Tuesday, September 21, 2010

I'm Sorry

I still remember the first time I saw you. It was your eyes I fell in love with. Nothing else seemed to matter for they told me everything I needed to know. Who you were and who you were going to be to me. I don't think you noticed me that day but I didn't care I knew I would see you again. 


I may not have fallen in love at first sight but you were the only thing I began to care about. You became my words, my hopes and dreams. I couldn't take not seeing you, even if all I got was to see your eyes. For I still knew that they could tell me everything, you couldn't keep a secret from me. 


We went through it all, we loved and fought, we learned and grew. We learned that we were different and that's where we thought it would end. I didn't know that I would still look into your eyes and still know everything.

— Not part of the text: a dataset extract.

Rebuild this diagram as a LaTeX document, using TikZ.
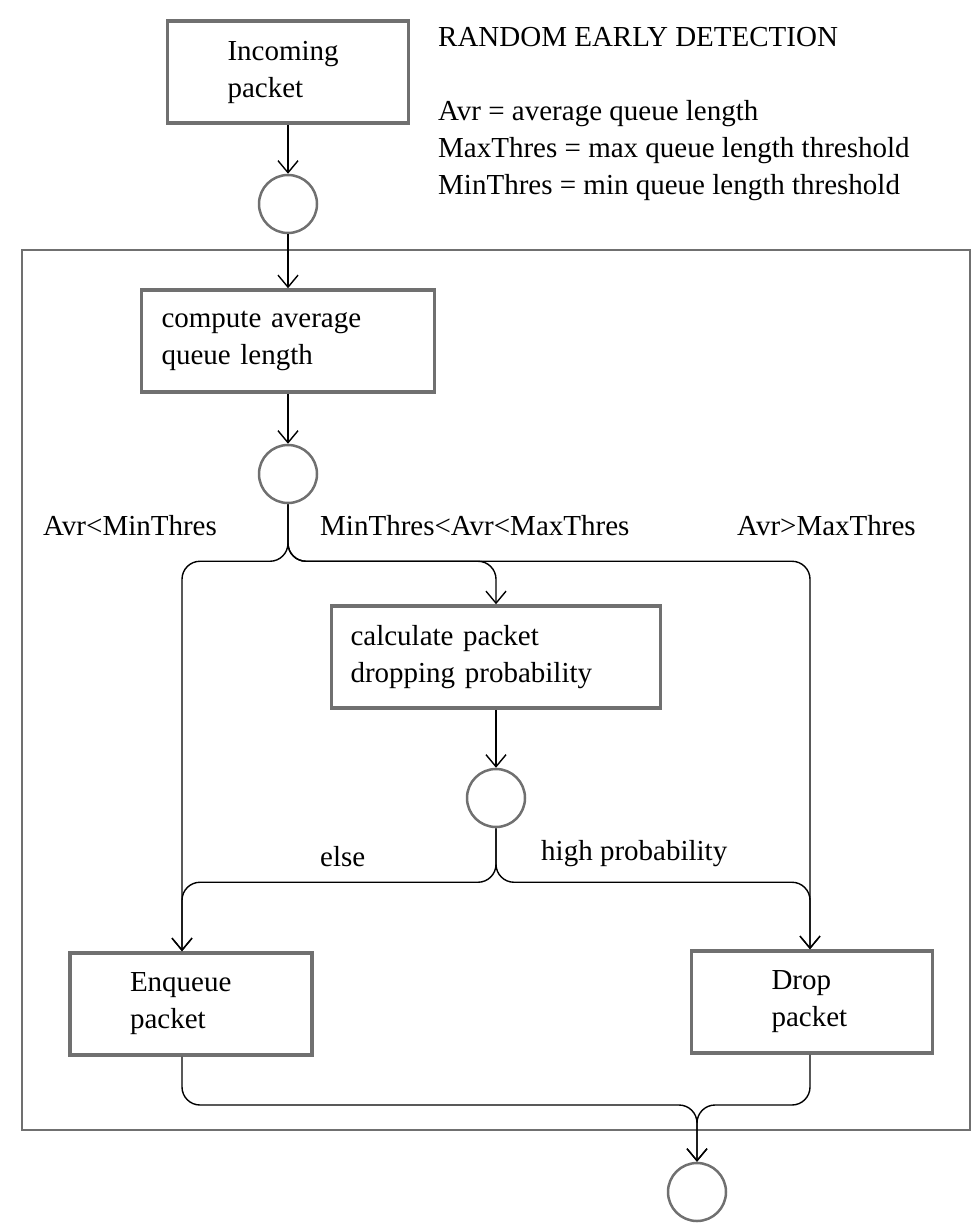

Maybe it was never love but something more. We knew each other well and would be there through thick and thin. We knew we would never love for we were friends. I learned to love you in a different way but those eyes I fell in love with wouldn't go away.


I tried to tell you how I felt but you didn't understand. But then I saw your eyes and everything made sense. You'd only ever love me as a friend but the pain you felt I cannot help. Your eyes are filled with such painful tears that I have made. I wish I could take your tears and melt them all away. I could once long ago but we took our separate paths.


I am here and you are there. I'm still dreaming but you are gone.


I'm sorry I cannot help but its time for me to wake. It's time to take our different paths and learn to see anew. 

Friday, September 17, 2010

Numb

To not forget the pain we feel, we write. I feel like I've forgotten so much though. I've become numb to the pain and I forget what it initially felt like. Here and there I see a glimpse of what life is supposed to look like but there seems to be a numbness all around me. I forget about others and focus only on what I want. Everything becomes so mundane and I forget what feeling really feels like. Its so I can feel safe and not face the things I fear most. 

I need to learn to feel and forget the numbness. Waking up to the life in front of me and the life that I forgot how to live.